--- DIRECTION ---
Would you repeat the listing exactly but omit every picture?

--------------------------------------------------

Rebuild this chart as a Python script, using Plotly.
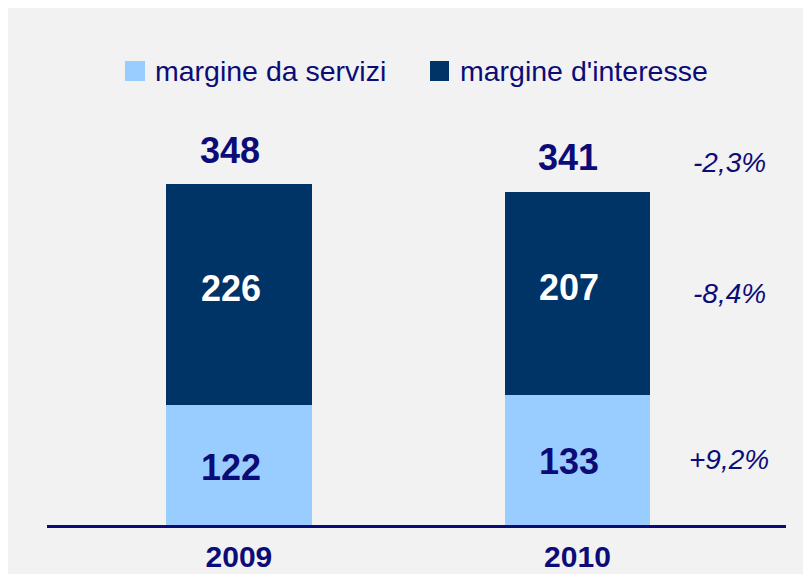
import plotly.graph_objects as go

# ---- data ----
years = ["2009", "2010"]
servizi = [122, 133]
interesse = [226, 207]
totals = [348, 341]
changes_servizi = "+9,2%"
changes_interesse = "-8,4%"
changes_total = "-2,3%"
series_names = ["margine da servizi", "margine d'interesse"]

NAVY = "#0c0c78"
DARK = "#003366"
LIGHT = "#99ccff"
FONT = "Liberation Sans, Arial, sans-serif"

fig = go.Figure()
fig.add_trace(go.Bar(
    x=years, y=servizi, name=series_names[0], marker=dict(color=LIGHT, line=dict(width=0)),
    width=0.431, showlegend=False, hoverinfo="x+y+name"))
fig.add_trace(go.Bar(
    x=years, y=interesse, name=series_names[1], marker=dict(color=DARK, line=dict(width=0)),
    width=0.431, showlegend=False, hoverinfo="x+y+name"))

annotations = []
for i in range(len(years)):
    # segment labels
    annotations.append(dict(x=i, y=servizi[i] / 2, xref="x", yref="y", text="<b>%d</b>" % servizi[i],
                            showarrow=False, xshift=-8, yshift=-2,
                            font=dict(family=FONT, size=36, color=NAVY)))
    annotations.append(dict(x=i, y=servizi[i] + interesse[i] / 2, xref="x", yref="y",
                            text="<b>%d</b>" % interesse[i], showarrow=False, xshift=-8, yshift=6,
                            font=dict(family=FONT, size=36, color="white")))
    # totals above bars
    annotations.append(dict(x=i, y=totals[i], xref="x", yref="y", text="<b>%d</b>" % totals[i],
                            showarrow=False, yanchor="middle", yshift=33, xshift=-9,
                            font=dict(family=FONT, size=36, color=NAVY)))
# percentage changes on the right
pct_x = 1.448
annotations.append(dict(x=pct_x, y=servizi[1] / 2, xref="x", yref="y", text="<i>%s</i>" % changes_servizi,
                        showarrow=False, font=dict(family=FONT, size=28, color=NAVY)))
annotations.append(dict(x=pct_x, y=servizi[1] + interesse[1] / 2, xref="x", yref="y",
                        text="<i>%s</i>" % changes_interesse, showarrow=False,
                        font=dict(family=FONT, size=28, color=NAVY)))
annotations.append(dict(x=pct_x, y=totals[1], xref="x", yref="y", text="<i>%s</i>" % changes_total,
                        showarrow=False, yanchor="middle", yshift=28,
                        font=dict(family=FONT, size=28, color=NAVY)))

# custom legend
leg_items = [(series_names[0], LIGHT, 0.1055, 0.1326, 0.1434),
             (series_names[1], DARK, 0.5183, 0.5440, 0.5562)]
shapes = []
for name, col, x0, x1, tx in leg_items:
    shapes.append(dict(type="rect", xref="paper", yref="paper", x0=x0, x1=x1, y0=1.0447, y1=1.0918,
                       fillcolor=col, line=dict(width=0)))
    annotations.append(dict(x=tx, y=1.068, xref="paper", yref="paper", text=name, showarrow=False,
                            xanchor="left", yanchor="middle",
                            font=dict(family=FONT, size=28.5, color=NAVY)))

fig.update_layout(
    barmode="stack",
    width=803, height=566,
    margin=dict(l=39, r=25, t=92, b=49, autoexpand=False),
    paper_bgcolor="#f2f2f2",
    plot_bgcolor="#f2f2f2",
    showlegend=False,
    annotations=annotations,
    shapes=shapes,
    xaxis=dict(type="category", range=[-0.567, 1.616], showgrid=False, zeroline=False,
               showline=True, linecolor="#0c0c78", linewidth=2.5, ticks="", automargin=False,
               tickfont=dict(family=FONT, size=30, color=NAVY, weight="bold"),
               ticklabelstandoff=3),
    yaxis=dict(range=[0, 433.7], visible=False, showgrid=False, zeroline=False, automargin=False),
)

fig.write_html("out.html")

--------------------------------------------------

--- ANSWER TO THE EXERCISE ---
Rebuild this chart as a Python script, using Plotly.
import plotly.graph_objects as go

# ---- data ----
years = ["2009", "2010"]
servizi = [122, 133]
interesse = [226, 207]
totals = [348, 341]
changes_servizi = "+9,2%"
changes_interesse = "-8,4%"
changes_total = "-2,3%"
series_names = ["margine da servizi", "margine d'interesse"]

NAVY = "#0c0c78"
DARK = "#003366"
LIGHT = "#99ccff"
FONT = "Liberation Sans, Arial, sans-serif"

fig = go.Figure()
fig.add_trace(go.Bar(
    x=years, y=servizi, name=series_names[0], marker=dict(color=LIGHT, line=dict(width=0)),
    width=0.431, showlegend=False, hoverinfo="x+y+name"))
fig.add_trace(go.Bar(
    x=years, y=interesse, name=series_names[1], marker=dict(color=DARK, line=dict(width=0)),
    width=0.431, showlegend=False, hoverinfo="x+y+name"))

annotations = []
for i in range(len(years)):
    # segment labels
    annotations.append(dict(x=i, y=servizi[i] / 2, xref="x", yref="y", text="<b>%d</b>" % servizi[i],
                            showarrow=False, xshift=-8, yshift=-2,
                            font=dict(family=FONT, size=36, color=NAVY)))
    annotations.append(dict(x=i, y=servizi[i] + interesse[i] / 2, xref="x", yref="y",
                            text="<b>%d</b>" % interesse[i], showarrow=False, xshift=-8, yshift=6,
                            font=dict(family=FONT, size=36, color="white")))
    # totals above bars
    annotations.append(dict(x=i, y=totals[i], xref="x", yref="y", text="<b>%d</b>" % totals[i],
                            showarrow=False, yanchor="middle", yshift=33, xshift=-9,
                            font=dict(family=FONT, size=36, color=NAVY)))
# percentage changes on the right
pct_x = 1.448
annotations.append(dict(x=pct_x, y=servizi[1] / 2, xref="x", yref="y", text="<i>%s</i>" % changes_servizi,
                        showarrow=False, font=dict(family=FONT, size=28, color=NAVY)))
annotations.append(dict(x=pct_x, y=servizi[1] + interesse[1] / 2, xref="x", yref="y",
                        text="<i>%s</i>" % changes_interesse, showarrow=False,
                        font=dict(family=FONT, size=28, color=NAVY)))
annotations.append(dict(x=pct_x, y=totals[1], xref="x", yref="y", text="<i>%s</i>" % changes_total,
                        showarrow=False, yanchor="middle", yshift=28,
                        font=dict(family=FONT, size=28, color=NAVY)))

# custom legend
leg_items = [(series_names[0], LIGHT, 0.1055, 0.1326, 0.1434),
             (series_names[1], DARK, 0.5183, 0.5440, 0.5562)]
shapes = []
for name, col, x0, x1, tx in leg_items:
    shapes.append(dict(type="rect", xref="paper", yref="paper", x0=x0, x1=x1, y0=1.0447, y1=1.0918,
                       fillcolor=col, line=dict(width=0)))
    annotations.append(dict(x=tx, y=1.068, xref="paper", yref="paper", text=name, showarrow=False,
                            xanchor="left", yanchor="middle",
                            font=dict(family=FONT, size=28.5, color=NAVY)))

fig.update_layout(
    barmode="stack",
    width=803, height=566,
    margin=dict(l=39, r=25, t=92, b=49, autoexpand=False),
    paper_bgcolor="#f2f2f2",
    plot_bgcolor="#f2f2f2",
    showlegend=False,
    annotations=annotations,
    shapes=shapes,
    xaxis=dict(type="category", range=[-0.567, 1.616], showgrid=False, zeroline=False,
               showline=True, linecolor="#0c0c78", linewidth=2.5, ticks="", automargin=False,
               tickfont=dict(family=FONT, size=30, color=NAVY, weight="bold"),
               ticklabelstandoff=3),
    yaxis=dict(range=[0, 433.7], visible=False, showgrid=False, zeroline=False, automargin=False),
)

fig.write_html("out.html")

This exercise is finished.